Kick it Back to the 1980s
BY MERRITT ANDERSON ON OCTOBER 18, 2013
“The Goldbergs” is a new show on ABC about a family from the 1980s and what a normal life would have been like for any family in that time. As the last generation of ‘90s babies to go through high school, most of our parents grew up in the ‘80s. My mom is always ranting about some song or band or hairstyle that she remembers or was “in” when she was my age. “The Goldbergs” gives a good idea of what their life was actually like, and an insight on how much times have really changed. To put things into perspective, Adam is the very first person on their block to get a video camera...now the first kid to get the new iPhone is the “cool kid on the block.”
Watching the intro of the show might as well be the whole the thing in itself. It flashes back to all of the monumental things that were in the ‘80s and really takes you back to simpler times.
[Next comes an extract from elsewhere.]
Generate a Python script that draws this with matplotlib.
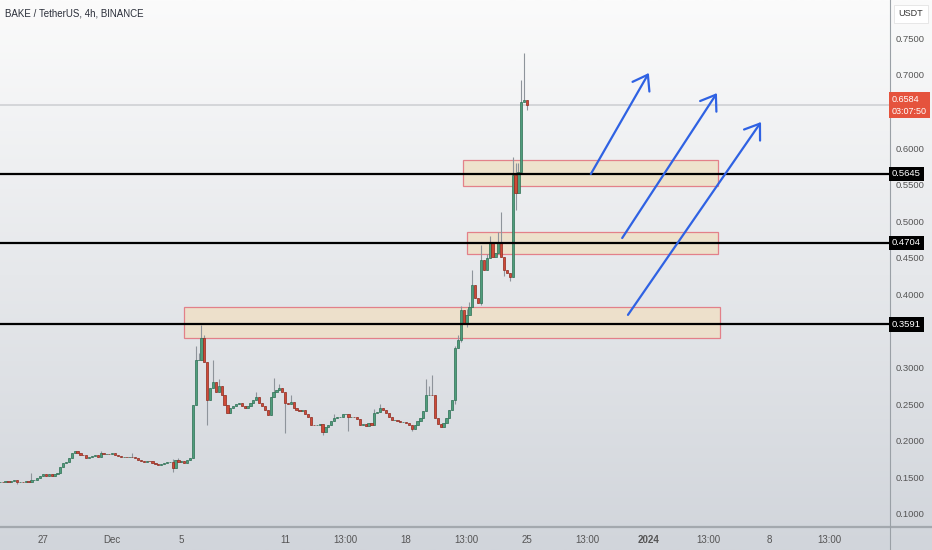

The mother of the family, Beverly Goldberg, is an over-protective, smothering mother who cannot bear the idea of her children growing up. The father is Murray Goldberg who is tough and shows his affection through ways that just aren’t too affectionate. Though he loves his children, he’s your typical overbearing dad. The oldest child is Erica Goldberg, a high school knock-out who, like any teenage girl, is more consumed in herself and her life than anything that has to do with her family. The middle child is Barry Goldberg, a meaty, overdramatic boy who turns 16 in the first episode and pitches a fit about anything that has to do with a car. The youngest, Adam Goldberg, is the voice of the show, and as the baby of the family is just trying to grow up and get a hold on his life. He fights the awkwardness of being a tween and trying to talk to girls with the help of his grandpa, Pop. Pop might as well be a god to the children. He does everything he can to please them even if it is against the parents, but that’s why they’re all so in love with him.
Most of the show is fun and interesting just because of the time period, but that is all it really has going for itself. The actual substance of the show is shallow and meaningless, though at the end gets a little deeper by going to the bottom of family problems and relationships. It may not be the best show on TV but, but it was catchy enough for me to tune in next Monday. So kick it back to the ‘80s. If you’re brave, go find out what your mom or dad might have been like in high school.